Quote from: EldKatt on Tue 24/06/2008 11:12:34
I hope you realize, though, that pressing the discs is not the only cost involved in music production. Time in a high-quality recording studio (and access to the millions of dollars worth of equipment therein) is neither free nor cheap, and musicians and engineers also like getting paid, understandably. And then there's marketing, which I have somewhat less insight into myself, but which is far more costly than the average person might realize. I'm not saying that this is enough to explain and dismiss the issue, but building your entire case on the fact that producing physical CDs is cheap is futile and ignorant.

It's true that there's a lot more underhanded, shady shit going on here, but we can still make a valid point referring only to record prices. Why, for instance, does Neon Bible by The Arcade Fire cost $21.99 at Bestbuy.ca, but only $9.99 on the iTunes store? A tiny company like Kunaki can make a profit manufacturing a single CD on demand for only $1.75; according to this, a relatively big label like Arts & Crafts (and A&C is about as big as it gets in Canada) is apparently in a pretty dire situation, as assuming a 10% retail markup for Best Buy, it costs them $9.80 to manufacture a single CD. This is quite clearly not the case; if they can turn a reasonable profit selling the album on iTunes for $9.99, they can turn a reasonable profit selling the album at Best Buy for less than $12.91, taking into account the 10% markup and $1.75 manufacturing fee. (People will jump on me for mixing Canadian and American figures here, but the fact is that the two dollars have hovered at an extremely similar value since last October or so.) You also have to take into account that it doesn't cost Arts & Crafts anything near $1.75 to manufacture a single CD - again, that figure comes from a print-on-demand service, and Arts & Crafts, like all other big labels, does large print runs (also, one of my favorite things about A&C is that their CDs come not in plastic jewel cases but these nifty folding cardboard cases with only the plastic that's required to hold the disc in place; it is, in my opinion, a much nicer way to package a CD, and it would appear that the materials are considerably cheaper).

You also have to keep in mind that recording costs are almost always absorbed by the artists, not the record labels; almost every CD you listen to was financed by a loan to the artist from the label, which has to be paid back with royalties.

EldKatt

#43
Shady shit?

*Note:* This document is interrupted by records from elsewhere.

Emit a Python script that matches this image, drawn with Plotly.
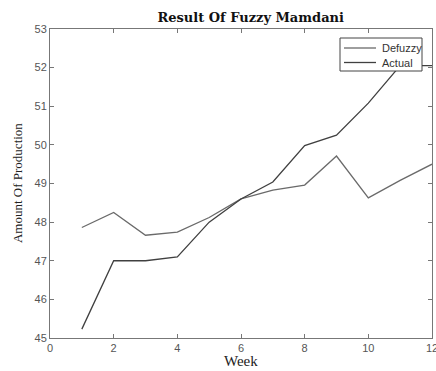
import plotly.graph_objects as go

weeks = [1, 2, 3, 4, 5, 6, 7, 8, 9, 10, 11, 12]
defuzzy = [47.86, 48.25, 47.66, 47.74, 48.12, 48.6, 48.83, 48.96, 49.71, 48.63, 49.08, 49.5]
actual = [45.23, 47.0, 47.0, 47.1, 48.0, 48.6, 49.04, 49.98, 50.25, 51.08, 52.05, 52.05]
x_ticks = [0, 2, 4, 6, 8, 10, 12]
y_ticks = [45, 46, 47, 48, 49, 50, 51, 52, 53]
series_names = ["Defuzzy", "Actual"]
series_colors = ["#6a6a6a", "#404040"]

W, H = 436, 371
ML, MR, MT, MB = 50, 4, 29, 33
PW, PH = W - ML - MR, H - MT - MB


def px(xp):
    return (xp - ML) / PW


def py(yp):
    return (H - MB - yp) / PH


fig = go.Figure()
for name, vals, col in zip(series_names, [defuzzy, actual], series_colors):
    fig.add_trace(go.Scatter(x=weeks, y=vals, mode="lines", name=name,
                             line=dict(color=col, width=1.3), showlegend=False))

axis_common = dict(showgrid=False, zeroline=False, showline=True, mirror="ticks",
                   linecolor="#777777", linewidth=1, ticks="inside", ticklen=4,
                   tickcolor="#777777", automargin=False, ticklabeloverflow="allow",
                   tickfont=dict(family="Liberation Sans", size=11, color="#555555"))

# manual legend box (MATLAB style)
shapes = [dict(type="rect", xref="paper", yref="paper",
               x0=px(340), x1=px(422), y0=py(38), y1=py(71),
               line=dict(color="#444444", width=1), fillcolor="white", layer="above")]
annotations = []
for i, (name, col) in enumerate(zip(series_names, series_colors)):
    yy = 48 + i * 14.5
    shapes.append(dict(type="line", xref="paper", yref="paper",
                       x0=px(344), x1=px(376), y0=py(yy), y1=py(yy),
                       line=dict(color=col, width=1.3), layer="above"))
    annotations.append(dict(text=name, xref="paper", yref="paper", x=px(380), y=py(yy),
                            xanchor="left", yanchor="middle", showarrow=False,
                            font=dict(family="Liberation Sans", size=11, color="#333333")))

annotations += [
    dict(text="Week", xref="paper", yref="paper", x=0.5, y=-0.075,
         xanchor="center", yanchor="middle", showarrow=False,
         font=dict(family="Liberation Serif", size=15, color="#222222")),
    dict(text="Amount Of Production", xref="paper", yref="paper", x=-0.085, y=0.5,
         xanchor="center", yanchor="middle", showarrow=False, textangle=-90,
         font=dict(family="Liberation Serif", size=13, color="#222222")),
]

fig.update_layout(
    width=W, height=H,
    margin=dict(l=ML, r=MR, t=MT, b=MB),
    paper_bgcolor="white", plot_bgcolor="white",
    title=dict(text="<b>Result Of Fuzzy Mamdani</b>", x=0.575, xanchor="center",
               y=0.953, yanchor="middle",
               font=dict(family="DejaVu Serif", size=13, color="#111111")),
    xaxis=dict(range=[0, 12], tickvals=x_ticks, **axis_common),
    yaxis=dict(range=[45, 53], tickvals=y_ticks, **axis_common),
    showlegend=False,
    shapes=shapes,
    annotations=annotations,
)

fig.write_html("out.html", config={"displayModeBar": False},
               post_script="document.body.style.margin='0';document.body.style.overflow='hidden';")
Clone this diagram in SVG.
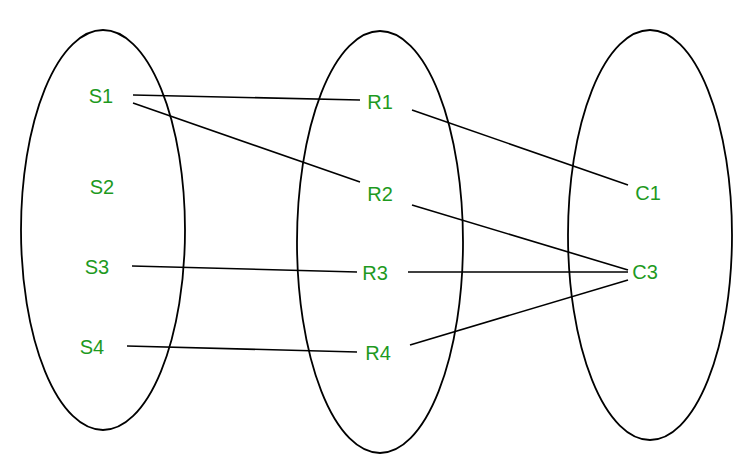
<svg xmlns="http://www.w3.org/2000/svg" width="754" height="459" viewBox="0 0 754 459">
<style>
.e{fill:none;stroke:#000;stroke-width:1.8}
.c line{stroke:#000;stroke-width:1.6}
text{font-family:"Liberation Sans",Arial,sans-serif;font-size:20px;fill:#1e9a1e;text-anchor:middle;dominant-baseline:central}
</style>
<rect width="754" height="459" fill="#fff"/>
<g id="setS"><ellipse class="e" cx="103" cy="230" rx="82" ry="200"/></g>
<g id="setR"><ellipse class="e" cx="380" cy="242" rx="83" ry="211"/></g>
<g id="setC"><ellipse class="e" cx="650" cy="235" rx="82" ry="205"/></g>
<g class="c" id="connectors">
<line x1="133" y1="95" x2="360" y2="100"/>
<line x1="133" y1="103" x2="360" y2="182"/>
<line x1="412" y1="110" x2="628" y2="185"/>
<line x1="412" y1="205" x2="628" y2="270"/>
<line x1="132" y1="266" x2="357" y2="272"/>
<line x1="408" y1="272" x2="628" y2="272"/>
<line x1="127" y1="346" x2="357" y2="352"/>
<line x1="410" y1="345" x2="628" y2="280"/>
</g>
<g id="S1"><text x="101" y="96">S1</text></g>
<g id="S2"><text x="102" y="187">S2</text></g>
<g id="S3"><text x="97" y="267">S3</text></g>
<g id="S4"><text x="92" y="347">S4</text></g>
<g id="R1"><text x="380" y="102">R1</text></g>
<g id="R2"><text x="380" y="194">R2</text></g>
<g id="R3"><text x="375" y="273">R3</text></g>
<g id="R4"><text x="378" y="353">R4</text></g>
<g id="C1"><text x="648" y="193">C1</text></g>
<g id="C3"><text x="645" y="272">C3</text></g>
</svg>
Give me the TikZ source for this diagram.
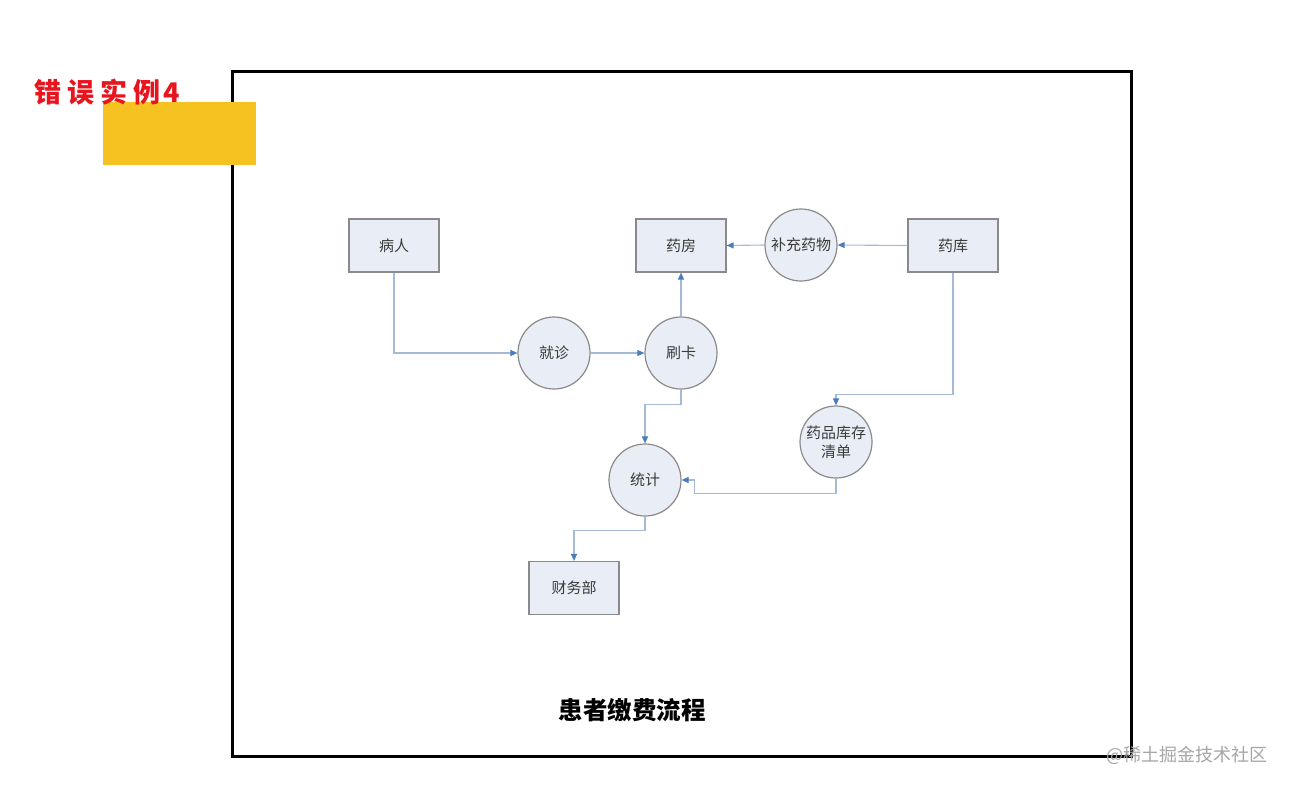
\documentclass[tikz,border=0pt]{standalone}
\usepackage{fontspec}
\setmainfont{Noto Sans CJK SC}
\newfontfamily\cjk{Noto Sans CJK SC}
\usetikzlibrary{arrows.meta}
\definecolor{linec}{HTML}{A6BAD8}
\definecolor{arrc}{HTML}{4A7EBB}
\definecolor{fillc}{HTML}{E9EDF5}
\definecolor{bordc}{HTML}{8A8A8A}
\definecolor{txtc}{HTML}{3A3A3A}
\definecolor{yel}{HTML}{F6C222}
\definecolor{redc}{HTML}{E8141E}
\tikzset{
  boxnode/.style={draw=bordc, line width=1.2pt, fill=fillc, minimum width=90pt, minimum height=53pt, inner sep=0pt, font=\cjk\fontsize{15}{18}\selectfont, text=txtc},
  procnode/.style={circle, draw=bordc, line width=1.2pt, fill=fillc, minimum size=72pt, inner sep=0pt, align=center, font=\cjk\fontsize{15}{19}\selectfont, text=txtc},
  flow/.style={draw=linec, line width=1.1pt, -{Triangle[length=7pt,width=6pt,color=arrc]}}
}
\begin{document}
\begin{tikzpicture}[x=1pt,y=-1pt]
\useasboundingbox (0,0) rectangle (1305,787);
\fill[white] (0,0) rectangle (1305,787);
% frame
\draw[line width=3pt, black] (232,71) rectangle (1131,756);
% yellow block
\fill[yel] (103,102) rectangle (256,165);
% red title
\node[anchor=west, text=redc, font=\cjk\bfseries\fontsize{27}{29}\selectfont, inner sep=0pt] (err) at (34,92) {错\hspace{6pt}误\hspace{6pt}实\hspace{6pt}例\hspace{3pt}4};
% nodes
\node[boxnode] (br) at (394,245.5) {病人};
\node[boxnode] (yf) at (681,245.5) {药房};
\node[boxnode] (yk) at (953,245.5) {药库};
\node[boxnode] (cw) at (574,588) {财务部};
\node[procnode] (bc) at (801,245) {补充药物};
\node[procnode] (jz) at (554,353) {就诊};
\node[procnode] (sk) at (681,353) {刷卡};
\node[procnode] (qd) at (836,442) {药品库存\\清单};
\node[procnode] (tj) at (645,480) {统计};
% connectors
\draw[flow] (br.south) |- (jz.west);
\draw[flow] (jz.east) -- (sk.west);
\draw[flow] (sk.north) -- (yf.south);
\draw[flow] (yk.west) -- (bc.east);
\draw[flow] (bc.west) -- (yf.east);
\draw[flow] (yk.south) -- ++(0,122) -| (qd.north);
\draw[flow] (sk.south) -- ++(0,15) -| (tj.north);
\draw[flow] (qd.south) -- ++(0,15) -| ([xshift=13pt]tj.east) -- (tj.east);
\draw[flow] (tj.south) -- ++(0,14) -| (cw.north);
% caption
\node[font=\cjk\bfseries\fontsize{24.5}{27}\selectfont, text=black] (cap) at (632,710) {患者缴费流程};
% watermark
\node[anchor=west, font=\cjk\fontsize{18}{20}\selectfont, text=black!35, inner sep=0pt] (wm) at (1106,755) {@稀土掘金技术社区};
\end{tikzpicture}
\end{document}
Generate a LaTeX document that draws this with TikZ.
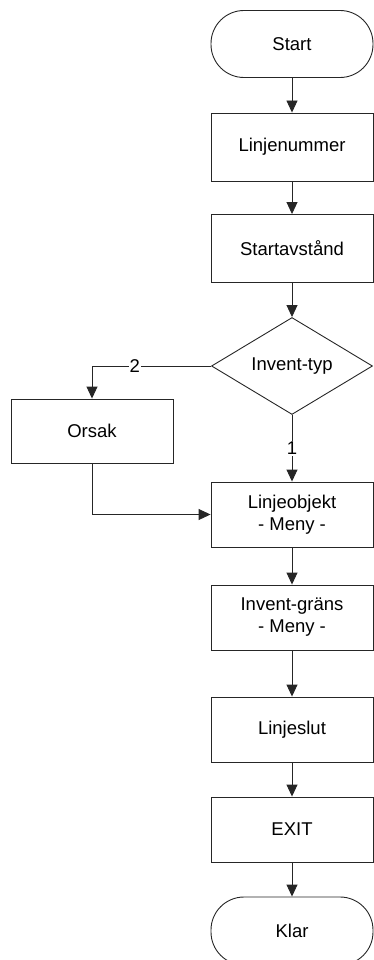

I don't think I mentioned shady shit. I pointed out that studio time and personnel (musicians and engineers) cost money. Those are necessities for making music. Musicians needing to get paid so they can buy some food is not shady stuff. Neither is marketing, really--it's almost as much a necessity as anything else, whatever you may think of it.

Anyway. Yeah, there seems to be a rather hefty difference between buying a CD and buying an album on iTunes. But you have to take into account, for instance, that the costs involved for the retailer are different. A company selling CDs has to keep a stock of merchandise, and they have to pay to get the stuff there. In many cases they also have physical shops, which have to be located somewhere people want to be, need a lot of people working, and also need their own little stocks. All this has to be included in some way in the price you pay, and none of it applies to iTunes. Again, I'm not saying that if we take this into account there won't be any difference, but comparing on the basis of manufacturing costs alone is just not a fair comparison.

Quote from: Makeout Patrol on Wed 25/06/2008 01:21:40
You also have to keep in mind that recording costs are almost always absorbed by the artists, not the record labels; almost every CD you listen to was financed by a loan to the artist from the label, which has to be paid back with royalties.

OK, I can't dispute this (though I can't confirm it either)--but where do you think the artists get their money? Regardless of whose name is on the bills, the money that goes into production comes from sales, to a large extent. I fail to see how it's relevant to this discussion who is actually shuffling it from the one to the other in the meantime. Besides, for the label to be able to even lend money, the label has to have money...

(I realize this is entirely OT, people. Feel free to stop me if you want to talk about Virgin and stuff.)

Becky

No, carry on EldKatt, it amazes me that people don't understand how a business that does all (or the majority of) its selling through physical outlets with staff and bills and rent and physical merchandise will therefore have stuff that COSTS MORE than an online-only retail business selling non-physical products.

DGMacphee

#45
Quote from: Senator Ted Stevens - June 2006There's one company now you can sign up and you can get a movie delivered to your house daily by delivery service. Okay. And currently it comes to your house, it gets put in the mail box when you get home and you change your order but you pay for that, right.

But this service is now going to go through the internet and what you do is you just go to a place on the internet and you order your movie and guess what you can order ten of them delivered to you and the delivery charge is free.

Ten of them streaming across that internet and what happens to your own personal internet?

I just the other day got, an internet was sent by my staff at 10 o'clock in the morning on Friday and I just got it yesterday. Why?

Because it got tangled up with all these things going on the internet commercially.

So you want to talk about the consumer? Let's talk about you and me. We use this internet to communicate and we aren't using it for commercial purposes.

We aren't earning anything by going on that internet. Now I'm not saying you have to or you want to discrimnate against those people.

The regulatory approach is wrong. Your approach is regulatory in the sense that it says "No one can charge anyone for massively invading this world of the internet". No, I'm not finished. I want people to understand my position, I'm not going to take a lot of time.

They want to deliver vast amounts of information over the internet. And again, the internet is not something you just dump something on. It's not a truck.

It's a series of tubes.

And if you don't understand those tubes can be filled and if they are filled, when you put your message in, it gets in line and its going to be delayed by anyone that puts into that tube enormous amounts of material, enormous amounts of material.

Now we have a separate Department of Defense internet now, did you know that?

Do you know why?

Because they have to have theirs delivered immediately. They can't afford getting delayed by other people.